The document, we are told, is produced by "16 leading environmental organisations" and says it took the wettest ever summer to avert serious drought". It then warns "that another series of dry winters would put Britain back on drought alert".

All very harmless, you might say, as you pass on to more interesting stuff, although experience warns that nothing Harrabin ever does is ever without an agenda. That is the case here.

Coming up in the near future is a Water Bill, the epitome of greenery, put in place by a network of environmental and water industry lobby groups that are determined to impose on us its vision of water hell – a world where water is kept deliberately in short supply, over-priced, metered and tightly rationed.

One tool for applying pressure, to ensure that this agenda goes though, is the Blueprint for Water, which is the very report which Mr Harrabin is so kindly publicising, affording it a level of prestige that only the BBC can offer.

However, when you start looking behind the fluffy green image of this document, which preaches the mantra of "sustainable water", things start to get interesting.

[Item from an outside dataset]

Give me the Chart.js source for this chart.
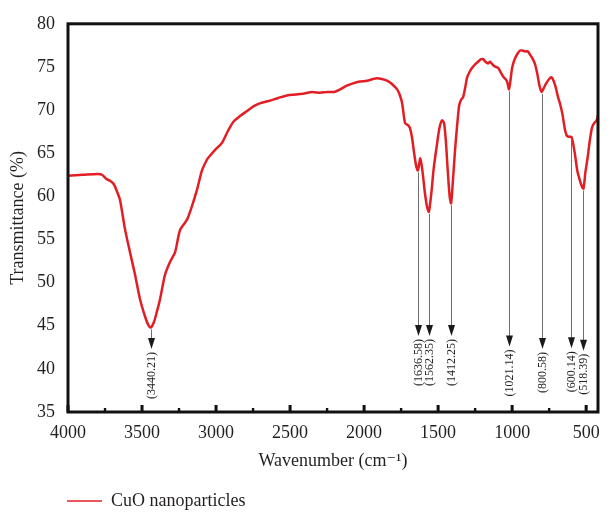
<!DOCTYPE html>
<html>
<head>
<meta charset="utf-8">
<title>FTIR - CuO nanoparticles</title>
<script src="https://cdn.jsdelivr.net/npm/chart.js@4.4.1/dist/chart.umd.min.js"></script>
<style>
  body { margin: 0; background: #fff; }
  #wrap { width: 616px; height: 512px; }
</style>
</head>
<body>
<div id="wrap"><canvas id="myChart" width="616" height="512"></canvas></div>
<script>
/* spectrum (cm-1, %T) */
var wavenumber = [
  4000, 3900, 3800, 3770, 3740, 3716, 3690, 3670, 3649, 3615, 3581, 3547, 3514, 3480, 3455, 3440,
  3420, 3400, 3378, 3345, 3311, 3277, 3243, 3196, 3162, 3128, 3095, 3060, 3041, 3000, 2960, 2919,
  2880, 2838, 2790, 2750, 2700, 2635, 2580, 2520, 2460, 2412, 2350, 2297, 2250, 2200, 2162, 2120,
  2074, 2030, 1980, 1940, 1912, 1880, 1845, 1810, 1777, 1760, 1743, 1723, 1700, 1690, 1676, 1662,
  1648, 1636.58, 1620, 1605, 1590, 1575, 1562.35, 1545, 1530, 1507, 1490, 1473, 1460, 1448, 1435, 1422,
  1412.25, 1400, 1385, 1372, 1358, 1345, 1331, 1315, 1304, 1285, 1270, 1250, 1230, 1210, 1196, 1180,
  1162, 1150, 1128, 1110, 1095, 1075, 1061, 1045, 1034, 1021.14, 1010, 1000, 985, 965, 946, 930,
  912, 895, 878, 860, 845, 830, 815, 800.58, 785, 770, 750, 735, 720, 705, 690, 676,
  660, 645, 630, 615, 600.14, 590, 575, 560, 545, 530, 518.39, 505, 490, 475, 460, 445,
  430, 420
];
var transmittance = [
  62.4, 62.5, 62.6, 62.5, 62.0, 61.8, 61.4, 60.6, 59.6, 56.2, 53.5, 50.9, 48.1, 46.1, 45.0, 44.8,
  45.4, 46.6, 48.1, 50.9, 52.4, 53.5, 56.1, 57.3, 58.9, 60.8, 63.0, 64.3, 64.7, 65.5, 66.2, 67.6,
  68.7, 69.3, 69.9, 70.4, 70.8, 71.1, 71.4, 71.7, 71.8, 71.9, 72.1, 72.0, 72.1, 72.1, 72.4, 72.8,
  73.1, 73.3, 73.4, 73.6, 73.7, 73.6, 73.4, 73.0, 72.4, 71.8, 70.8, 68.5, 68.2, 67.9, 66.8, 65.0,
  63.5, 63.0, 64.4, 62.8, 60.5, 58.8, 58.2, 60.5, 63.2, 66.1, 68.0, 68.8, 68.5, 66.5, 63.0, 60.0,
  59.2, 61.8, 65.5, 68.1, 70.5, 71.2, 71.5, 72.8, 73.8, 74.5, 74.9, 75.3, 75.6, 75.9, 75.9, 75.6,
  75.4, 75.6, 75.2, 75.0, 74.9, 74.3, 73.9, 73.6, 73.3, 72.4, 73.6, 74.9, 75.8, 76.5, 76.9, 76.9,
  76.8, 76.8, 76.4, 75.9, 75.3, 74.2, 72.8, 72.1, 72.6, 73.1, 73.6, 73.8, 73.4, 72.6, 71.5, 70.7,
  69.5, 67.9, 67.0, 66.9, 66.9, 66.3, 64.8, 63.0, 62.0, 61.2, 60.9, 62.8, 64.5, 66.5, 68.0, 68.5,
  68.8, 69.4
];

/* marked bands and where their arrows stop (%T) */
var peakWavenumber = [3440.21, 1636.58, 1562.35, 1412.25, 1021.14, 800.58, 600.14, 518.39];
var peakLabels = ['(3440.21)', '(1636.58)', '(1562.35)', '(1412.25)', '(1021.14)', '(800.58)', '(600.14)', '(518.39)'];
var arrowEnd = [42.3, 43.8, 43.8, 43.8, 42.6, 42.3, 42.4, 42.1];

/* axes */
var xMajorTicks = [4000, 3500, 3000, 2500, 2000, 1500, 1000, 500];
var xMinorTicks = [3750, 3250, 2750, 2250, 1750, 1250, 750];
var xMin = 420, xMax = 4000;
var yMin = 35, yMax = 80;

var seriesName = 'CuO nanoparticles';
var textColor = '#231f20';
var serif = "'Liberation Serif', 'DejaVu Serif', serif";

function curveAt(wn) {
  for (var i = 0; i < wavenumber.length - 1; i++) {
    var a = wavenumber[i], b = wavenumber[i + 1];
    if (wn <= a && wn >= b) {
      var t = (a - wn) / (a - b);
      return transmittance[i] + t * (transmittance[i + 1] - transmittance[i]);
    }
  }
  return transmittance[transmittance.length - 1];
}

var points = wavenumber.map(function(w, i) {
  return { x: w, y: transmittance[i] };
});

/* frame, inner ticks and band arrows */
var spectrumDecor = {
  id: 'spectrumDecor',
  afterLayout: function(chart) {
    // legend sits under the plot, indented like the figure
    chart.legend.left += 57;
    chart.legend.top += 8;
  },
  afterDatasetsDraw: function(chart) {
    var ctx = chart.ctx;
    var area = chart.chartArea;
    var xs = chart.scales.x, ys = chart.scales.y;
    ctx.save();

    // arrows
    ctx.font = '12px ' + serif;
    peakWavenumber.forEach(function(wn, i) {
      var px = Math.round(xs.getPixelForValue(wn)) + 0.5;
      var top = ys.getPixelForValue(curveAt(wn)) + 2;
      var tip = ys.getPixelForValue(arrowEnd[i]);
      ctx.strokeStyle = '#6d6d6d';
      ctx.lineWidth = 1;
      ctx.beginPath();
      ctx.moveTo(px, top);
      ctx.lineTo(px, tip - 8);
      ctx.stroke();
      ctx.fillStyle = '#1a1a1a';
      ctx.beginPath();
      ctx.moveTo(px - 3.5, tip - 11);
      ctx.lineTo(px + 3.5, tip - 11);
      ctx.lineTo(px, tip);
      ctx.closePath();
      ctx.fill();

      ctx.save();
      ctx.translate(px, tip + 3);
      ctx.rotate(-Math.PI / 2);
      ctx.fillStyle = textColor;
      ctx.textAlign = 'right';
      ctx.textBaseline = 'middle';
      ctx.fillText(peakLabels[i], 0, 0);
      ctx.restore();
    });

    // ticks pointing into the plot
    ctx.fillStyle = '#111';
    xMajorTicks.forEach(function(v) {
      var px = xs.getPixelForValue(v);
      ctx.fillRect(px - 1.5, area.bottom - 7, 3, 7);
    });
    xMinorTicks.forEach(function(v) {
      var px = xs.getPixelForValue(v);
      ctx.fillRect(px - 1.2, area.bottom - 4, 2.4, 4);
    });

    // frame
    ctx.strokeStyle = '#111';
    ctx.lineWidth = 3;
    ctx.strokeRect(area.left, area.top, area.right - area.left, area.bottom - area.top);
    ctx.restore();
  }
};

var config = {
  type: 'line',
  data: {
    datasets: [{
      label: seriesName,
      data: points,
      borderColor: 'rgb(226, 30, 36)',
      backgroundColor: 'rgb(226, 30, 36)',
      borderWidth: 2.5,
      pointRadius: 0,
      tension: 0.25,
      fill: false
    }]
  },
  options: {
    responsive: false,
    animation: false,
    layout: { padding: { top: 18, right: 18, left: 0, bottom: 0 } },
    scales: {
      x: {
        type: 'linear',
        reverse: true,
        min: xMin,
        max: xMax,
        grid: { display: false, drawTicks: false },
        border: { display: false },
        afterBuildTicks: function(scale) {
          scale.ticks = xMajorTicks.map(function(v) { return { value: v }; });
        },
        afterFit: function(scale) { scale.height = 62; },
        ticks: {
          autoSkip: false,
          maxRotation: 0,
          padding: 10,
          color: textColor,
          font: { family: serif, size: 18 },
          callback: function(v) { return String(v); }
        },
        title: {
          display: true,
          text: 'Wavenumber (cm\u207B\u00B9)',
          color: textColor,
          font: { family: serif, size: 18 },
          padding: { top: 4, bottom: 2 }
        }
      },
      y: {
        min: yMin,
        max: yMax,
        grid: { display: false, drawTicks: false },
        border: { display: false },
        afterFit: function(scale) { scale.width = 68; },
        ticks: {
          stepSize: 5,
          padding: 13,
          color: textColor,
          font: { family: serif, size: 18 }
        },
        title: {
          display: true,
          text: 'Transmittance (%)',
          color: textColor,
          font: { family: serif, size: 18 },
          padding: { top: 7, bottom: 0 }
        }
      }
    },
    plugins: {
      tooltip: { enabled: false },
      legend: {
        display: true,
        position: 'bottom',
        align: 'start',
        labels: {
          usePointStyle: true,
          pointStyle: 'line',
          pointStyleWidth: 35,
          padding: 10,
          color: textColor,
          font: { family: serif, size: 18 },
          generateLabels: function(chart) {
            var items = Chart.defaults.plugins.legend.labels.generateLabels(chart);
            items.forEach(function(it) { it.lineWidth = 1.5; });
            return items;
          }
        }
      }
    }
  },
  plugins: [spectrumDecor]
};

window.onload = function() {
  var ctx = document.getElementById('myChart').getContext('2d');
  window.irChart = new Chart(ctx, config);
};
</script>
</body>
</html>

The originator is an outfit called the Wildlife and Countryside Link and very quickly it emerges that it is a green front organisation, claiming 38 members who collectively "employ over 11,000 full-time staff, have the help of 174,000 volunteers and the support of over 8 million people in the UK".

Therein is a hint of the size of the green lobbying machine - "over 11,000 full-time staff" – and, as you might expect, all the usual suspects are there. We see Greenpeace, Friends of the Earth and WWF, as well as the National Trust, the RSPCA, the RSPB, the Wildlife Trusts and even the Badger Trust - the director of which, Dr Elaine King, now heads the Link.

Not all members are equal, though. The Link gets significant funding from the WWF, contributing to its relatively modest sub-£200k budget, used almost entirely to fund and support its four staff members.

Chairman of the trustees, however, is Paul de Zylva, a full-time official of Friends of the Earth. He leads the FoE campaign team "in its work on biodiversity, climate, planning and localism". That tells you exactly where the influence lies.

Then, what is just as interesting as its members are its "partners", and one in in particular, Waterwise, which is assiduous in promoting the "Blueprint for Water" agenda, alongside the WWF.

When you then look at the Board of Waterwise – which shares an address with Wildlife and Countryside Link – it gets even more interesting. Its directors include Alan Alexander, former Chair of Scottish Water and former President of the Institute of Water, and Ian Barker, Head of Water, a government official employed by the Environment Agency.

Well, well, well … allied to the green lobby groups pushing their line on water policy, we have a water industry interest and the head man in the Government's own water standards enforcement agency. What a happy collection of interests, especially when they are all in favour of one special initiative – forcing us to have water meters.

Some little time ago, I wrote about how water consumers were "unrepresented and abused", and when you see, from the annual report of the Wildlife and Countryside Link, how far its tentacles spread into government and Parliament, you begin to see why.

Basically, on the back of EU policy direction, the Greens have taken over water policy and, in cahoots with the industry and the regulators, are defining their own agendas, which have nothing to do with the interests of the consumer.

Creating vast networks of influence was the way the Communist Party used to work, from which model the Greens have learned their trade well. And, on the top of the heap, is the BBC's Roger Harrabin, an "agent of influence", always ready to give them aid and sustenance.

They are the enemy within, taking over the reins of government from under our very noses.